Written exercise: Quote all lines below exactly. Images stay out.
※
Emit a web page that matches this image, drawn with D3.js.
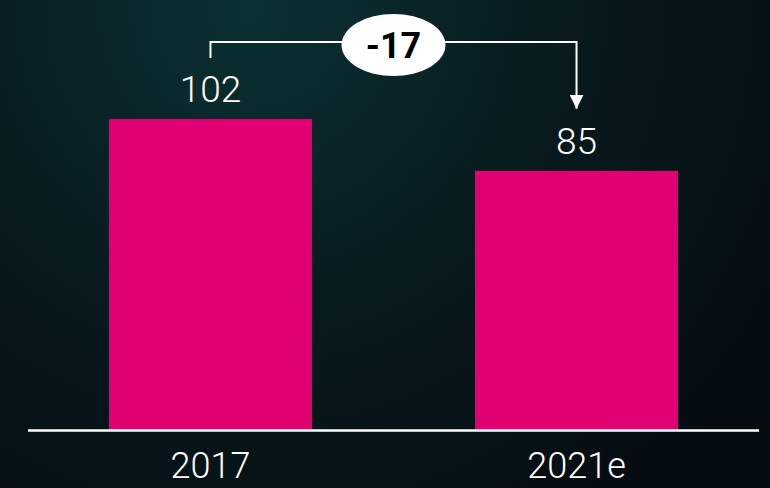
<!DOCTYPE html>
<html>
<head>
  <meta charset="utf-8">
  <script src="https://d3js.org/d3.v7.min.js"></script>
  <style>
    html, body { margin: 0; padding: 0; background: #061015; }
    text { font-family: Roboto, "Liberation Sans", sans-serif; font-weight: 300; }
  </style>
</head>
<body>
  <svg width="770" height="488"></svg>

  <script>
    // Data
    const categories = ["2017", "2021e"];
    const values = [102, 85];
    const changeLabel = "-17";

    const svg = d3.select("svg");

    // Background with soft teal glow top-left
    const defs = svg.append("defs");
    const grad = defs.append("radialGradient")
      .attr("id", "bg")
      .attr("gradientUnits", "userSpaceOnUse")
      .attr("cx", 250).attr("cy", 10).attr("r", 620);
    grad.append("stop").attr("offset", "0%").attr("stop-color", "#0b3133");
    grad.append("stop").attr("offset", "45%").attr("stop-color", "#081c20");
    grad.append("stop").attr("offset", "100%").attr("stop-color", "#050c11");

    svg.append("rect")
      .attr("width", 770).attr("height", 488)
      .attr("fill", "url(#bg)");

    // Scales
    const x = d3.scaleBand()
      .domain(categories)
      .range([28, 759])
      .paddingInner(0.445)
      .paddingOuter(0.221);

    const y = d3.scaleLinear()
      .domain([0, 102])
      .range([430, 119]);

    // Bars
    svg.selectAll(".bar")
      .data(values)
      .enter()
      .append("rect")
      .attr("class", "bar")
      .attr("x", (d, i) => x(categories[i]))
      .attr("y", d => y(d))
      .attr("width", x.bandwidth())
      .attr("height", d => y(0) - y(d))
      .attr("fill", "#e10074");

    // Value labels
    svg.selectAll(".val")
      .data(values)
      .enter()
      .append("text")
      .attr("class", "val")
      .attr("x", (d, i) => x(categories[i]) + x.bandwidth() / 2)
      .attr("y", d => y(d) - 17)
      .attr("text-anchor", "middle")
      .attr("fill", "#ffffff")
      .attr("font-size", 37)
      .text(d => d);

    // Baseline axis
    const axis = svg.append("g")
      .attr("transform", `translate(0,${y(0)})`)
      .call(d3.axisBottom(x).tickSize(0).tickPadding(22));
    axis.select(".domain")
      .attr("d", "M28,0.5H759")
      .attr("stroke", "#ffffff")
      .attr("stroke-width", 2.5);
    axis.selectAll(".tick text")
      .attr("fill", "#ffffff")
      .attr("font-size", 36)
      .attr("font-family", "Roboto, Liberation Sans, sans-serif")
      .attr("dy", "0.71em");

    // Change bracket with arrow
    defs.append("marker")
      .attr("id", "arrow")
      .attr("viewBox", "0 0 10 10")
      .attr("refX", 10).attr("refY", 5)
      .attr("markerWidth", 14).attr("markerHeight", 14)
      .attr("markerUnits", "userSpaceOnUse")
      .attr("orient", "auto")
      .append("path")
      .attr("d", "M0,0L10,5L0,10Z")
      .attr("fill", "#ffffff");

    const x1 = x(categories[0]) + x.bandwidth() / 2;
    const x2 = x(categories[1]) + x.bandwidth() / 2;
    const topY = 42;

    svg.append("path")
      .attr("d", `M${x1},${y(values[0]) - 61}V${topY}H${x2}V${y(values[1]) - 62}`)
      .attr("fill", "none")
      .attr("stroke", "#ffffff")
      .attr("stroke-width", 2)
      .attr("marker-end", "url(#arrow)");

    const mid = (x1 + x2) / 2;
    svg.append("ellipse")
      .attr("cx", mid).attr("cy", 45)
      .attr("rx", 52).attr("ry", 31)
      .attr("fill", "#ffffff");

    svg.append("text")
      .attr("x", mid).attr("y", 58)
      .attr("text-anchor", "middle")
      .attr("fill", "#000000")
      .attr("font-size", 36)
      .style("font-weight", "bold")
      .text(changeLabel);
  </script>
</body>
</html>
※
Complete output:
Emit a web page that matches this image, drawn with D3.js.
<!DOCTYPE html>
<html>
<head>
  <meta charset="utf-8">
  <script src="https://d3js.org/d3.v7.min.js"></script>
  <style>
    html, body { margin: 0; padding: 0; background: #061015; }
    text { font-family: Roboto, "Liberation Sans", sans-serif; font-weight: 300; }
  </style>
</head>
<body>
  <svg width="770" height="488"></svg>

  <script>
    // Data
    const categories = ["2017", "2021e"];
    const values = [102, 85];
    const changeLabel = "-17";

    const svg = d3.select("svg");

    // Background with soft teal glow top-left
    const defs = svg.append("defs");
    const grad = defs.append("radialGradient")
      .attr("id", "bg")
      .attr("gradientUnits", "userSpaceOnUse")
      .attr("cx", 250).attr("cy", 10).attr("r", 620);
    grad.append("stop").attr("offset", "0%").attr("stop-color", "#0b3133");
    grad.append("stop").attr("offset", "45%").attr("stop-color", "#081c20");
    grad.append("stop").attr("offset", "100%").attr("stop-color", "#050c11");

    svg.append("rect")
      .attr("width", 770).attr("height", 488)
      .attr("fill", "url(#bg)");

    // Scales
    const x = d3.scaleBand()
      .domain(categories)
      .range([28, 759])
      .paddingInner(0.445)
      .paddingOuter(0.221);

    const y = d3.scaleLinear()
      .domain([0, 102])
      .range([430, 119]);

    // Bars
    svg.selectAll(".bar")
      .data(values)
      .enter()
      .append("rect")
      .attr("class", "bar")
      .attr("x", (d, i) => x(categories[i]))
      .attr("y", d => y(d))
      .attr("width", x.bandwidth())
      .attr("height", d => y(0) - y(d))
      .attr("fill", "#e10074");

    // Value labels
    svg.selectAll(".val")
      .data(values)
      .enter()
      .append("text")
      .attr("class", "val")
      .attr("x", (d, i) => x(categories[i]) + x.bandwidth() / 2)
      .attr("y", d => y(d) - 17)
      .attr("text-anchor", "middle")
      .attr("fill", "#ffffff")
      .attr("font-size", 37)
      .text(d => d);

    // Baseline axis
    const axis = svg.append("g")
      .attr("transform", `translate(0,${y(0)})`)
      .call(d3.axisBottom(x).tickSize(0).tickPadding(22));
    axis.select(".domain")
      .attr("d", "M28,0.5H759")
      .attr("stroke", "#ffffff")
      .attr("stroke-width", 2.5);
    axis.selectAll(".tick text")
      .attr("fill", "#ffffff")
      .attr("font-size", 36)
      .attr("font-family", "Roboto, Liberation Sans, sans-serif")
      .attr("dy", "0.71em");

    // Change bracket with arrow
    defs.append("marker")
      .attr("id", "arrow")
      .attr("viewBox", "0 0 10 10")
      .attr("refX", 10).attr("refY", 5)
      .attr("markerWidth", 14).attr("markerHeight", 14)
      .attr("markerUnits", "userSpaceOnUse")
      .attr("orient", "auto")
      .append("path")
      .attr("d", "M0,0L10,5L0,10Z")
      .attr("fill", "#ffffff");

    const x1 = x(categories[0]) + x.bandwidth() / 2;
    const x2 = x(categories[1]) + x.bandwidth() / 2;
    const topY = 42;

    svg.append("path")
      .attr("d", `M${x1},${y(values[0]) - 61}V${topY}H${x2}V${y(values[1]) - 62}`)
      .attr("fill", "none")
      .attr("stroke", "#ffffff")
      .attr("stroke-width", 2)
      .attr("marker-end", "url(#arrow)");

    const mid = (x1 + x2) / 2;
    svg.append("ellipse")
      .attr("cx", mid).attr("cy", 45)
      .attr("rx", 52).attr("ry", 31)
      .attr("fill", "#ffffff");

    svg.append("text")
      .attr("x", mid).attr("y", 58)
      .attr("text-anchor", "middle")
      .attr("fill", "#000000")
      .attr("font-size", 36)
      .style("font-weight", "bold")
      .text(changeLabel);
  </script>
</body>
</html>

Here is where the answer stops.